次に「他人の過去」については、他者視点も考慮して、これまでの自分に点数を付けます。その次に「他人の未来」では、チームのメンバーが自分にどんなことを期待しているかを考えます。最後の「自分の未来」では、今後の自分の未来に期待していることを考えます。

このワークについて学生からは「他人と自分の評価を分けて考えることで、良かった点や改善点が明確に理解できた。また、過去の分析をした後に未来を見られたことで、具体的な目標達成への道のりが見えた」と感想がありました。

成山は「自分の頭で考えて自分の言葉にすると、責任が持てる。自分で言ったんだから自分でやろうという継続力に繋がる。あとは、結局、答えは自分の中にあって、話しながら整理ができるから、誰かと目標とか想いを熱く話すというのも、とても大切。誰か壁打ちの相手を見つけて話すことや困っている人の想いを引き出せればいい」と伝えました。
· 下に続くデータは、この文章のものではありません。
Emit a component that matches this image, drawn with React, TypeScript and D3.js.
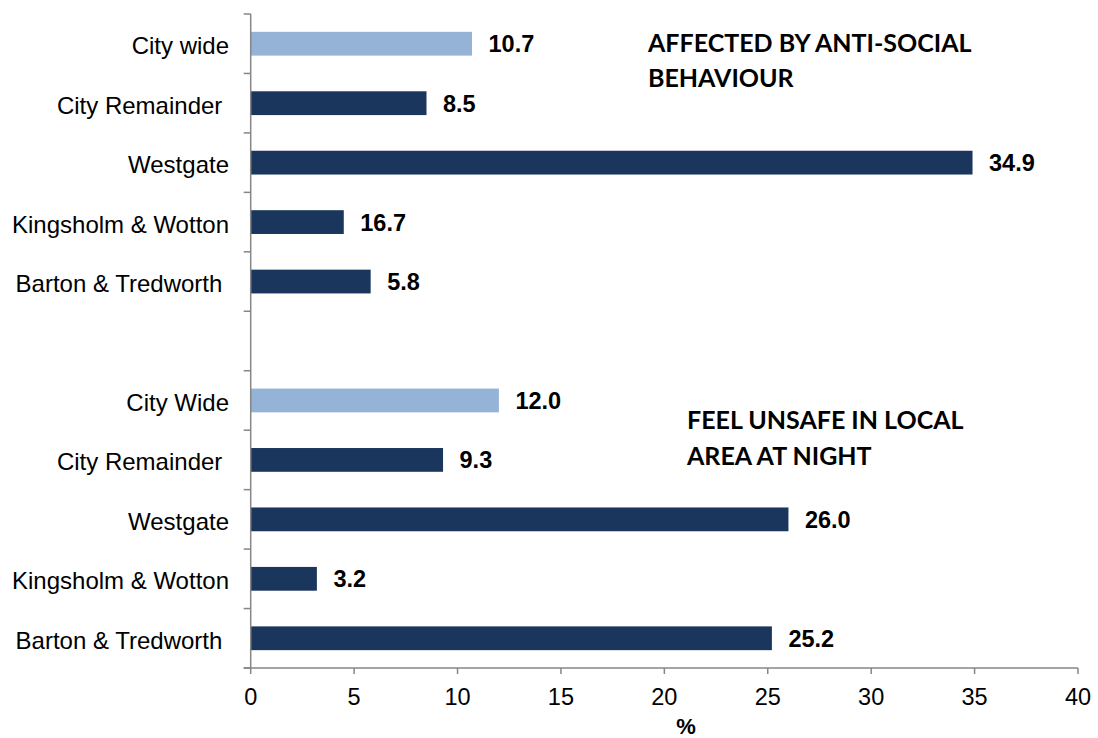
import React from "react";
import * as d3 from "d3";

const groupA = ["City wide", "City Remainder ", "Westgate", "Kingsholm & Wotton", "Barton & Tredworth "];
// bar lengths as drawn in the reference
const valuesA = [10.7, 8.5, 34.9, 4.5, 5.8];
// data labels as printed in the reference
const labelsA = ["10.7", "8.5", "34.9", "16.7", "5.8"];
const groupB = ["City Wide", "City Remainder ", "Westgate", "Kingsholm & Wotton", "Barton & Tredworth "];
const valuesB = [12.0, 9.3, 26.0, 3.2, 25.2];
const labelsB = ["12.0", "9.3", "26.0", "3.2", "25.2"];
const highlightA = [true, false, false, false, false];
const highlightB = [true, false, false, false, false];
const titleA = ["AFFECTED BY ANTI-SOCIAL", "BEHAVIOUR"];
const titleB = ["FEEL UNSAFE IN LOCAL", "AREA AT NIGHT"];
const xTicks = [0, 5, 10, 15, 20, 25, 30, 35, 40];
const xLabel = "%";

const W = 1098;
const H = 738;
const DARK = "#1a365d";
const LIGHT = "#95b3d7";
const AXIS = "#868686";
const SANS = "'Liberation Sans', Arial, sans-serif";
const TITLE_FONT = "Lato, 'Open Sans', sans-serif";

type Row = { key: string; label: string; value: number; text: string; light: boolean };

const rows: Row[] = [
  ...groupA.map((l, i) => ({ key: "A" + i, label: l, value: valuesA[i], text: labelsA[i], light: highlightA[i] })),
  { key: "gap", label: "", value: NaN, text: "", light: false },
  ...groupB.map((l, i) => ({ key: "B" + i, label: l, value: valuesB[i], text: labelsB[i], light: highlightB[i] })),
];

export default function App() {
  const x = d3.scaleLinear().domain([0, 40]).range([250.7, 1078]);
  const y = d3
    .scaleBand<string>()
    .domain(rows.map((r) => r.key))
    .range([14, 668])
    .paddingInner(0.6)
    .paddingOuter(0.3);
  const step = y.step();
  const y0 = 14;
  const boundaries = d3.range(rows.length + 1).map((i) => y0 + i * step);
  const axisX = x(0);
  const axisY = 668;
  const bars = rows.filter((r) => !isNaN(r.value));

  return (
    <svg
      width={W}
      height={H}
      style={{ position: "absolute", left: 0, top: 0, background: "#fff" }}
    >
      <rect x={0} y={0} width={W} height={H} fill="#fff" />
      {bars.map((r) => (
        <rect
          key={r.key}
          x={axisX}
          y={y(r.key)!}
          width={x(r.value) - axisX}
          height={y.bandwidth()}
          fill={r.light ? LIGHT : DARK}
        />
      ))}
      {bars.map((r) => (
        <text
          key={"v" + r.key}
          x={x(r.value) + 16.5}
          y={y(r.key)! + y.bandwidth() / 2 + 8.5}
          fontFamily={SANS}
          fontWeight="bold"
          fontSize={23.5}
          fill="#000"
        >
          {r.text}
        </text>
      ))}
      {rows
        .filter((r) => r.label)
        .map((r) => (
          <text
            key={"c" + r.key}
            x={229}
            y={y(r.key)! + y.bandwidth() / 2 + 10.5}
            textAnchor="end"
            fontFamily={SANS}
            fontSize={24}
            fill="#000"
            style={{ whiteSpace: "pre" }}
            xmlSpace="preserve"
          >
            {r.label}
          </text>
        ))}
      <line x1={axisX} x2={axisX} y1={y0} y2={axisY} stroke={AXIS} strokeWidth={1.5} />
      {boundaries.map((b, i) => (
        <line key={"yt" + i} x1={axisX - 7} x2={axisX} y1={b} y2={b} stroke={AXIS} strokeWidth={1.5} />
      ))}
      <line x1={axisX - 7} x2={x(40)} y1={axisY} y2={axisY} stroke={AXIS} strokeWidth={1.5} />
      {xTicks.map((t) => (
        <g key={"xt" + t}>
          <line x1={x(t)} x2={x(t)} y1={axisY} y2={axisY + 6} stroke={AXIS} strokeWidth={1.5} />
          <text
            x={x(t)}
            y={705}
            textAnchor="middle"
            fontFamily={SANS}
            fontSize={23.5}
            fill="#000"
          >
            {t}
          </text>
        </g>
      ))}
      <text x={686} y={734} textAnchor="middle" fontFamily={SANS} fontWeight="bold" fontSize={22} fill="#000">
        {xLabel}
      </text>
      {titleA.map((t, i) => (
        <text
          key={"ta" + i}
          x={648}
          y={51.7 + i * 35.6}
          fontFamily={TITLE_FONT}
          fontWeight="bold"
          fontSize={25}
          fill="#000"
        >
          {t}
        </text>
      ))}
      {titleB.map((t, i) => (
        <text
          key={"tb" + i}
          x={687}
          y={429.3 + i * 35.6}
          fontFamily={TITLE_FONT}
          fontWeight="bold"
          fontSize={25}
          fill="#000"
        >
          {t}
        </text>
      ))}
    </svg>
  );
}
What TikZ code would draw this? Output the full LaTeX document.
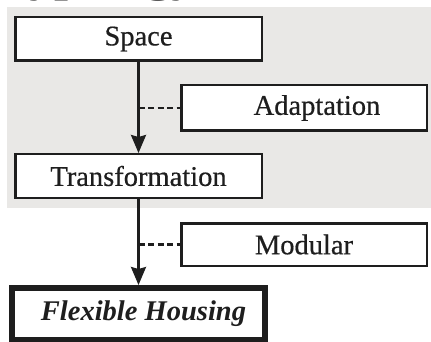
\documentclass[tikz,border=0pt]{standalone}
\usepackage{fontspec}
\setmainfont{Liberation Serif}
\usetikzlibrary{arrows.meta}
\definecolor{bggray}{RGB}{233,232,230}
\definecolor{ink}{RGB}{30,30,30}
\begin{document}
\begin{tikzpicture}[x=1pt,y=-1pt,
  box/.style={draw=ink, line width=2.5pt, fill=white, text=ink, font=\fontsize{28.5}{30}\selectfont\addfontfeature{FakeBold=0.5}, inner sep=0pt},
  flow/.style={line width=2.5pt, draw=ink, -{Stealth[length=18pt,width=15pt,inset=2pt]}},
  link/.style={line width=2.2pt, draw=ink, dash pattern=on 6pt off 3.5pt}]
\useasboundingbox (0,0) rectangle (431,342);
\begin{scope}
\clip (0,0) rectangle (431,342);
\node[anchor=base west, inner sep=0pt, font=\fontsize{50}{50}\bfseries\selectfont, text=black!65] (title) at (0,-9.5) {Typology};
\fill[bggray] (7,7) rectangle (431,208);
\node[box, minimum width=246.5pt, minimum height=43.5pt] (space) at (138.5,39) {Space};
\node[box, minimum width=245.5pt, minimum height=45.5pt] (adapt) at (304,108) {\hspace*{26pt}Adaptation};
\node[box, minimum width=246.5pt, minimum height=43.5pt] (trans) at (138.5,176) {Transformation};
\node[box, minimum width=245.5pt, minimum height=42.5pt] (modular) at (304,244.5) {Modular};
\node[box, line width=4pt, minimum width=255pt, minimum height=54pt, font=\fontsize{28.5}{30}\bfseries\itshape\selectfont] (flex) at (138.5,314) {\hspace*{10pt}Flexible Housing};
\draw[line width=1.2pt, draw=ink] ([shift={(5,5)}]flex.north west) rectangle ([shift={(-5,-5)}]flex.south east);
\draw[flow] (space) -- (trans);
\draw[flow] (trans) -- (flex);
\draw[link] (adapt.west -| space.south) -- (adapt.west);
\draw[link] (modular.west -| trans.south) -- (modular.west);
\end{scope}
\end{tikzpicture}
\end{document}
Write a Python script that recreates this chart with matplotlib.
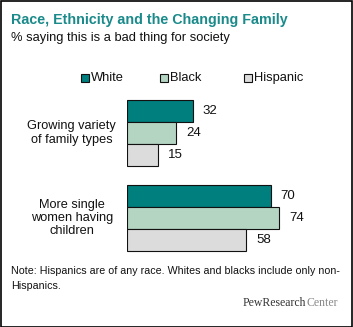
import matplotlib
matplotlib.use("Agg")
import matplotlib.pyplot as plt
from matplotlib.patches import Rectangle

categories = ["Growing variety\nof family types", "More single\nwomen having\nchildren"]
series = ["White", "Black", "Hispanic"]
values = {
    "White": [32, 70],
    "Black": [24, 74],
    "Hispanic": [15, 58],
}
colors = {"White": "#007F7F", "Black": "#B5D5C3", "Hispanic": "#DCDCDC"}

W, H = 353, 327
fig = plt.figure(figsize=(W / 100, H / 100), dpi=100)
fig.patch.set_facecolor("white")

FONT = "Liberation Sans"

def fx(px):
    return px / W

def fy(py):
    return 1 - py / H

# axes: x 0..100 spans px 127..332 ; y groups spaced 85px, center g0 at 133
ax_left, ax_right = 127, 332
ax_top, ax_bot = 90.5, 260.5
ax = fig.add_axes([fx(ax_left), fy(ax_bot), fx(ax_right - ax_left), (ax_bot - ax_top) / H])
ax.set_xlim(0, 100)
ax.set_ylim(1.5, -0.5)
ax.axis("off")

h = 22 / 85
for i, s in enumerate(series):
    offs = (i - 1) * h
    ys = [g + offs for g in range(len(categories))]
    ax.barh(ys, values[s], height=h, color=colors[s], edgecolor="#111111", linewidth=0.8, left=0)
    for y, v in zip(ys, values[s]):
        ax.text(v + 5, y, str(v), va="center", ha="left", fontsize=9.5, family=FONT, color="#111111")

for g, c in enumerate(categories):
    ax.text(-27, g, c, ha="center", va="center", fontsize=9.2, family=FONT, color="#111111",
            transform=ax.transData, linespacing=1.15)

# title / subtitle
fig.text(fx(11), fy(20), "Race, Ethnicity and the Changing Family", fontsize=10.3, fontweight="bold",
         color="#1A8A8A", family=FONT, va="center", ha="left")
fig.text(fx(11), fy(38), "% saying this is a bad thing for society", fontsize=9.3,
         color="#111111", family=FONT, va="center", ha="left")

# legend
leg_x = [81, 160, 244]
for x, s in zip(leg_x, series):
    fig.patches.append(Rectangle((fx(x), fy(82)), fx(8), 8 / H, transform=fig.transFigure,
                                 facecolor=colors[s], edgecolor="#111111", linewidth=0.8))
    fig.text(fx(x + 10), fy(78), s, fontsize=9.3, family=FONT, va="center", ha="left", color="#111111")

# note
fig.text(fx(11), fy(271), "Note: Hispanics are of any race. Whites and blacks include only non-",
         fontsize=7.7, family=FONT, va="center", ha="left", color="#111111")
fig.text(fx(11), fy(286), "Hispanics.", fontsize=7.7, family=FONT, va="center", ha="left", color="#111111")

# logo
t1 = fig.text(fx(243), fy(303), "PewResearch", fontsize=8.5, family="Liberation Serif",
              va="center", ha="left", color="#333333")
fig.canvas.draw()
bb = t1.get_window_extent()
fig.text(bb.x1 / W, fy(303), "Center", fontsize=8.5, family="Liberation Serif",
         va="center", ha="left", color="#888888")

# border
fig.patches.append(Rectangle((0.5 / W, 0.5 / H), 1 - 1.5 / W, 1 - 1.5 / H, transform=fig.transFigure,
                             fill=False, edgecolor="black", linewidth=1.2))

fig.savefig("out.png", dpi=100)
「後輩やチームメンバーを指導する、巻き込む方法」というテーマでは、成山は、『人に押し付けられた目標ってやっぱ嫌だと思うんですよね(笑)。だからこそ、チームの目標が自分の目標なのかということはちゃんと確認する必要がある。キャプテン、副キャプテンだったら、メンバーに「この目標どう思う?」といった質問を投げかけて、自分で考えさせて、自分で声を出させること、引き出すことが大切』と伝えました。

質疑応答の時間では、
「チームの一員としての自覚が足りていないと気づいた」という学生の感想に対し、「自分はどう在りたいか」「在りたい姿と現状のギャップを埋めるための打ち手はありますか」「在りたい姿を実現すると自分にとって、どんな良いことがありますか」と成山が深掘りをする場面もありました。

最後に、ファシリテーターの浦上から
「今日のように、部員同士でも、質問をし合ったり、話をしてみてほしい。いろいろなやり方はあるけど、みんなが学びを得て、成長すれば部全体が良くなると思う。なので、良い話だったで終わらず、どんどんチャレンジ、実践してほしい」とお伝えしました。

成山からは
「久しぶりに大学の体育会のことを思い出しながら話をしていて、18歳から20歳前後の若い人たちが人として鍛えていくには、体育会って大事だなと心から思うし、自分の子どもにも勧めたいくらい、価値があるものだと自分は信じています。なので、どうか皆さんも自分がやっているスポーツだとか、体育会の活動を信じて、全力でぶつかって、できたかできなかったかではなく、やろうとしているかが大事だと思うので、若さ爆発して目の前のことにぶつかって下さい」
とメッセージを贈り、セミナーは終了しました。